Discussion of this proposal centred upon the criteria for proper basicality: In what circumstances is it appropriate, and in what circumstances not, to hold the basic belief in God or the basic beliefs of other religions or of the naturalistic worldviews?
A related contemporary development, pursued by William Alston and others, is the claim that religious experience constitutes an entirely proper basis for religious beliefs. The claim is not that one can validly infer God as the cause of theistic religious experience, but that one who participates in such experience is entitled to trust it as a ground for belief. It was argued that human beings all normally operate with a “principle of credulity” whereby they take what seems to be so as indeed so, unless they have some positive reason to doubt it. Accordingly, one who has the experience of living in the presence of God can properly proceed in both thought and life on the basis that God is real. Such belief inevitably involves epistemic risk—the risk of error versus the risk of missing the truth. But perhaps the right to believe that was defended by William James applies in this situation.

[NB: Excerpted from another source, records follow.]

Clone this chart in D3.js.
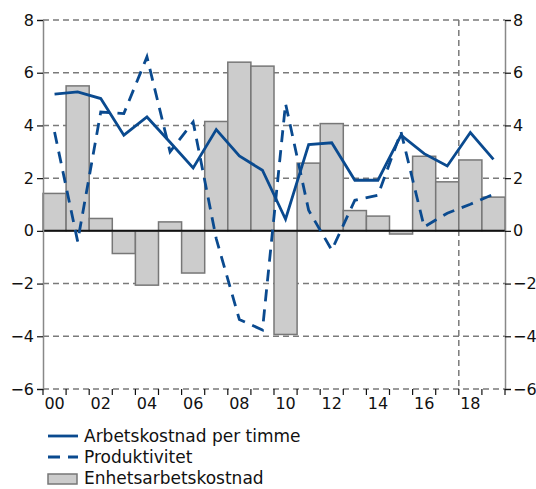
<!DOCTYPE html>
<html>
<head>
<meta charset="utf-8">
<script src="https://cdn.jsdelivr.net/npm/d3@7"></script>
<style>
body { margin: 0; background: #fff; }
text { font-family: "DejaVu Sans", Verdana, sans-serif; fill: #111; }
</style>
</head>
<body>
<div id="chart"></div>
<script>
// years and series
const years = ["00","01","02","03","04","05","06","07","08","09","10","11","12","13","14","15","16","17","18","19"];
const arbetskostnad = [5.19, 5.27, 5.02, 3.63, 4.32, 3.36, 2.39, 3.84, 2.84, 2.3, 0.44, 3.27, 3.34, 1.92, 1.92, 3.63, 2.93, 2.46, 3.73, 2.71];
const produktivitet = [3.75, -0.4, 4.51, 4.45, 6.6, 3.0, 4.13, -0.3, -3.36, -3.76, 4.83, 0.78, -0.73, 1.16, 1.35, 3.75, 0.15, 0.67, 1.01, 1.39];
const enhetskostnad = [1.42, 5.5, 0.47, -0.86, -2.06, 0.34, -1.6, 4.15, 6.4, 6.25, -3.93, 2.57, 4.07, 0.77, 0.56, -0.12, 2.83, 1.86, 2.69, 1.28];
const yTicks = [8, 6, 4, 2, 0, -2, -4, -6];
const xLabels = ["00","02","04","06","08","10","12","14","16","18"];
const forecastStart = "18";

const width = 536, height = 489;
const margin = {top: 20, right: 31, bottom: 100, left: 43};

const svg = d3.select("#chart").append("svg")
  .attr("width", width)
  .attr("height", height);

const x = d3.scaleBand()
  .domain(years)
  .range([margin.left, width - margin.right])
  .padding(0);

const y = d3.scaleLinear()
  .domain([-6, 8])
  .range([height - margin.bottom, margin.top]);

const cx = d => x(d) + x.bandwidth() / 2;

// grid lines
svg.append("g")
  .selectAll("line")
  .data(yTicks.filter(d => d != 0))
  .enter()
  .append("line")
  .attr("x1", margin.left)
  .attr("x2", width - margin.right)
  .attr("y1", d => y(d))
  .attr("y2", d => y(d))
  .attr("stroke", "#7a7a7a")
  .attr("stroke-width", 1.5)
  .attr("stroke-dasharray", "6,4");

// forecast divider
svg.append("line")
  .attr("x1", x(forecastStart))
  .attr("x2", x(forecastStart))
  .attr("y1", y(8))
  .attr("y2", y(-6))
  .attr("stroke", "#7a7a7a")
  .attr("stroke-width", 1.5)
  .attr("stroke-dasharray", "6,4");

// bars
svg.selectAll("rect.bar")
  .data(enhetskostnad)
  .enter()
  .append("rect")
  .attr("class", "bar")
  .attr("x", (d, i) => x(years[i]))
  .attr("width", x.bandwidth())
  .attr("y", d => y(Math.max(0, d)))
  .attr("height", d => Math.abs(y(d) - y(0)))
  .attr("fill", "#cccccc")
  .attr("stroke", "#777")
  .attr("stroke-width", 1.5);

// zero line
svg.append("line")
  .attr("x1", margin.left)
  .attr("x2", width - margin.right)
  .attr("y1", y(0))
  .attr("y2", y(0))
  .attr("stroke", "#111")
  .attr("stroke-width", 2);

// axes
const yLeft = d3.axisLeft(y).tickValues(yTicks).tickSize(6).tickPadding(3);
const yRight = d3.axisRight(y).tickValues(yTicks).tickSize(6).tickPadding(2);
const xAxis = d3.axisBottom(x).tickSize(6).tickFormat(d => xLabels.includes(d) ? d : "");

function styleAxis(g) {
  g.select(".domain").attr("stroke", "#888").attr("stroke-width", 1.5);
  g.selectAll(".tick line").attr("stroke", "#111").attr("stroke-width", 1.2);
  g.selectAll(".tick text").style("font-size", "16px").attr("fill", "#111");
}

svg.append("g")
  .attr("transform", `translate(${margin.left},0)`)
  .call(yLeft)
  .call(styleAxis);

svg.append("g")
  .attr("transform", `translate(${width - margin.right},0)`)
  .call(yRight)
  .call(styleAxis);

const xg = svg.append("g")
  .attr("transform", `translate(0,${y(-6)})`)
  .call(xAxis)
  .call(styleAxis);
xg.select(".domain").remove();
// ticks at band boundaries
xg.selectAll(".tick line").attr("x1", -x.bandwidth() / 2).attr("x2", -x.bandwidth() / 2);
xg.append("line")
  .attr("x1", width - margin.right).attr("x2", width - margin.right)
  .attr("y1", 0).attr("y2", 6)
  .attr("stroke", "#111").attr("stroke-width", 1.2);

// lines
const line = d3.line()
  .x((d, i) => cx(years[i]))
  .y(d => y(d));

svg.append("path")
  .datum(produktivitet)
  .attr("d", line)
  .attr("fill", "none")
  .attr("stroke", "#0a4a8f")
  .attr("stroke-width", 2.8)
  .attr("stroke-dasharray", "12,8");

svg.append("path")
  .datum(arbetskostnad)
  .attr("d", line)
  .attr("fill", "none")
  .attr("stroke", "#0a4a8f")
  .attr("stroke-width", 2.8);

// legend
const legend = svg.append("g").attr("transform", "translate(48,436)");

legend.append("line")
  .attr("x1", 0).attr("x2", 30).attr("y1", 0).attr("y2", 0)
  .attr("stroke", "#0a4a8f").attr("stroke-width", 2.8);
legend.append("text").attr("x", 36).attr("y", 6).style("font-size", "17px")
  .text("Arbetskostnad per timme");

legend.append("line")
  .attr("x1", 0).attr("x2", 30).attr("y1", 21).attr("y2", 21)
  .attr("stroke", "#0a4a8f").attr("stroke-width", 2.8)
  .attr("stroke-dasharray", "12,8");
legend.append("text").attr("x", 36).attr("y", 27).style("font-size", "17px")
  .text("Produktivitet");

legend.append("rect")
  .attr("x", 0).attr("y", 38).attr("width", 29).attr("height", 10)
  .attr("fill", "#cccccc").attr("stroke", "#777").attr("stroke-width", 1.5);
legend.append("text").attr("x", 36).attr("y", 48).style("font-size", "17px")
  .text("Enhetsarbetskostnad");
</script>
</body>
</html>
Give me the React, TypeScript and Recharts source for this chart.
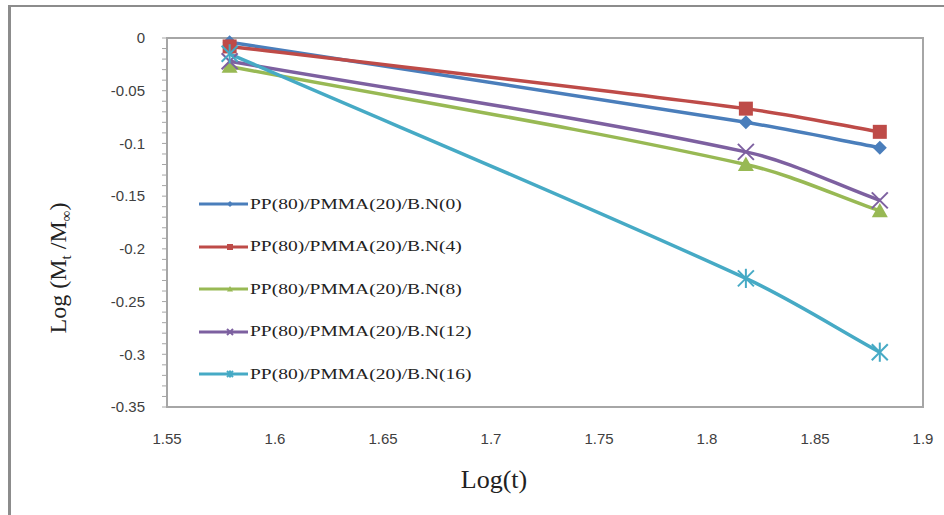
import { LineChart, Line, XAxis, YAxis, ReferenceArea } from "recharts";

const logT = [1.579, 1.818, 1.88];
const bn0 = [-0.004, -0.08, -0.104];
const bn4 = [-0.008, -0.067, -0.089];
const bn8 = [-0.027, -0.12, -0.164];
const bn12 = [-0.022, -0.108, -0.154];
const bn16 = [-0.015, -0.228, -0.298];

const xTicks = [1.55, 1.6, 1.65, 1.7, 1.75, 1.8, 1.85, 1.9];
const yMajor = [0, -0.05, -0.1, -0.15, -0.2, -0.25, -0.3, -0.35];
const yTicks = [
  0, -0.01, -0.02, -0.03, -0.04, -0.05, -0.06, -0.07, -0.08, -0.09,
  -0.1, -0.11, -0.12, -0.13, -0.14, -0.15, -0.16, -0.17, -0.18, -0.19,
  -0.2, -0.21, -0.22, -0.23, -0.24, -0.25, -0.26, -0.27, -0.28, -0.29,
  -0.3, -0.31, -0.32, -0.33, -0.34, -0.35,
];

const data = logT.map((x, i) => ({
  x,
  bn0: bn0[i],
  bn4: bn4[i],
  bn8: bn8[i],
  bn12: bn12[i],
  bn16: bn16[i],
}));

const serif = '"Liberation Serif", "Times New Roman", serif';
const sans = '"Liberation Sans", Arial, sans-serif';

// gentle smoothing: Hermite segments, tangent from neighbouring points
function smoothCurve(context: any) {
  let pts: number[][] = [];
  return {
    areaStart() {},
    areaEnd() {},
    lineStart() {
      pts = [];
    },
    point(x: number, y: number) {
      pts.push([+x, +y]);
    },
    lineEnd() {
      const n = pts.length;
      if (!n) return;
      const slope = (a: number[], b: number[]) => (b[1] - a[1]) / (b[0] - a[0]);
      const m = pts.map((p, i) => {
        if (n === 1) return 0;
        if (i === 0) return slope(pts[0], pts[1]);
        if (i === n - 1) return slope(pts[n - 2], pts[n - 1]);
        return slope(pts[i - 1], pts[i + 1]);
      });
      context.moveTo(pts[0][0], pts[0][1]);
      for (let i = 0; i < n - 1; i++) {
        const [x0, y0] = pts[i];
        const [x1, y1] = pts[i + 1];
        const d = (x1 - x0) / 3;
        context.bezierCurveTo(x0 + d, y0 + m[i] * d, x1 - d, y1 - m[i + 1] * d, x1, y1);
      }
    },
  };
}

type Shape = "diamond" | "square" | "triangle" | "x" | "star";

function marker(shape: Shape, color: string, cx: number, cy: number, s: number) {
  switch (shape) {
    case "diamond":
      return <path d={`M${cx},${cy - s}L${cx + s},${cy}L${cx},${cy + s}L${cx - s},${cy}Z`} fill={color} />;
    case "square":
      return <rect x={cx - s} y={cy - s} width={2 * s} height={2 * s} fill={color} />;
    case "triangle":
      return <path d={`M${cx},${cy - s}L${cx + s},${cy + s * 0.8}L${cx - s},${cy + s * 0.8}Z`} fill={color} />;
    case "x":
      return (
        <g stroke={color} strokeWidth={2}>
          <line x1={cx - s} y1={cy - s} x2={cx + s} y2={cy + s} />
          <line x1={cx - s} y1={cy + s} x2={cx + s} y2={cy - s} />
        </g>
      );
    default:
      return (
        <g stroke={color} strokeWidth={2}>
          <line x1={cx - s} y1={cy - s} x2={cx + s} y2={cy + s} />
          <line x1={cx - s} y1={cy + s} x2={cx + s} y2={cy - s} />
          <line x1={cx} y1={cy - s * 1.2} x2={cx} y2={cy + s * 1.2} />
        </g>
      );
  }
}

const series: { key: string; name: string; color: string; shape: Shape; size: number }[] = [
  { key: "bn0", name: "PP(80)/PMMA(20)/B.N(0)", color: "#4A7EBB", shape: "diamond", size: 7 },
  { key: "bn4", name: "PP(80)/PMMA(20)/B.N(4)", color: "#BE4B48", shape: "square", size: 7 },
  { key: "bn8", name: "PP(80)/PMMA(20)/B.N(8)", color: "#98B954", shape: "triangle", size: 8 },
  { key: "bn12", name: "PP(80)/PMMA(20)/B.N(12)", color: "#7D60A0", shape: "x", size: 8 },
  { key: "bn16", name: "PP(80)/PMMA(20)/B.N(16)", color: "#46AAC5", shape: "star", size: 8 },
];

function YTick(props: any) {
  const { x, y, payload } = props;
  if (!yMajor.some((v) => Math.abs(v - payload.value) < 1e-9)) return <g />;
  return (
    <text x={x} y={y} dy="0.35em" textAnchor="end" fontFamily={sans} fontSize={15} fill="#404040">
      {payload.value}
    </text>
  );
}

function LegendBox() {
  return (
    <div
      style={{
        position: "absolute",
        left: 198,
        top: 183,
        fontFamily: serif,
        fontSize: 15,
        color: "#222",
      }}
    >
      {series.map((s) => (
        <div key={s.key} style={{ display: "flex", alignItems: "center", height: 42.5 }}>
          <svg width={52} height={14}>
            <line x1={1} y1={7} x2={50} y2={7} stroke={s.color} strokeWidth={3} />
            {marker(s.shape, s.color, 32, 7, 3)}
          </svg>
          <span style={{ display: "inline-block", transform: "scaleX(1.3)", transformOrigin: "left center" }}>
            {s.name}
          </span>
        </div>
      ))}
    </div>
  );
}

export default function App() {
  return (
    <div style={{ position: "absolute", left: 0, top: 0, width: 944, height: 515, background: "#fff" }}>
      <div
        style={{
          position: "absolute",
          left: 8,
          top: 5,
          width: 936,
          height: 510,
          borderTop: "2px solid #8c8c8c",
          borderLeft: "3px solid #8c8c8c",
          boxSizing: "border-box",
        }}
      />
      <LineChart
        width={944}
        height={515}
        data={data}
        margin={{ top: 38, right: 21, bottom: 68, left: 107 }}
        style={{ position: "absolute", left: 0, top: 0 }}
      >
        <ReferenceArea
          x1={1.55}
          x2={1.9}
          y1={-0.35}
          y2={0}
          fill="none"
          stroke="#a6a6a6"
          strokeWidth={2}
          ifOverflow="visible"
        />
        <XAxis
          type="number"
          dataKey="x"
          domain={[1.55, 1.9]}
          ticks={xTicks}
          height={40}
          axisLine={false}
          tickLine={false}
          tickMargin={20}
          tick={{ fontFamily: sans, fontSize: 15, fill: "#404040" }}
          label={{
            content: () => (
              <text x={494} y={488} textAnchor="middle" fontFamily={serif} fontSize={26} fill="#222">
                Log(t)
              </text>
            ),
          }}
        />
        <YAxis
          type="number"
          domain={[-0.35, 0]}
          ticks={yTicks}
          interval={0}
          width={60}
          axisLine={{ stroke: "#a6a6a6", strokeWidth: 2 }}
          tickLine={{ stroke: "#a6a6a6" }}
          tickSize={5}
          tickMargin={17}
          tick={<YTick />}
          label={{
            content: () => (
              <text
                x={66}
                y={268}
                transform="rotate(-90 66 268)"
                textAnchor="middle"
                fontFamily={serif}
                fontSize={24}
                fill="#222"
              >
                Log (M<tspan fontSize={15} dy={5}>t</tspan>
                <tspan dy={-5}> /M</tspan>
                <tspan fontSize={15} dy={5}>∞</tspan>
                <tspan dy={-5}>)</tspan>
              </text>
            ),
          }}
        />
        {series.map((s) => (
          <Line
            key={s.key}
            type={smoothCurve as any}
            dataKey={s.key}
            name={s.name}
            stroke={s.color}
            strokeWidth={3.5}
            isAnimationActive={false}
            dot={(p: any) => <g key={`${s.key}-${p.index}`}>{marker(s.shape, s.color, p.cx, p.cy, s.size)}</g>}
            activeDot={false}
          />
        ))}
      </LineChart>
      <LegendBox />
    </div>
  );
}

The discussion focused on the analogies between religious experience and sensory experience in relation to which the principle of credulity is virtually universally accepted. It is uncontroversially proper to hold beliefs reflecting sense experience, but what of beliefs reflecting religious experience? Whereas all human beings hold the former and could not survive without doing so, the latter type of belief seems to be optional. Although beliefs regarding physical objects can be empirically confirmed or denied, religious beliefs cannot. Acknowledging these differences, some Christian philosophers argued that they are to be expected, given the difference between the human relationship to the world and to God. It is necessary to human existence as physical organisms that consciousness of the material environment should be forced upon human beings. On the other hand, it is necessary for existence as relatively autonomous and responsible beings that consciousness of God should not be forced upon them, for to be compulsorily aware of God’s universal presence as limitless goodness and power, making a total claim upon human life, would deprive them of creaturely freedom. Humans are accordingly set at an epistemic distance from God that is overcome only by faith, which can be identified with the voluntary interpretive element within the experience of God’s presence.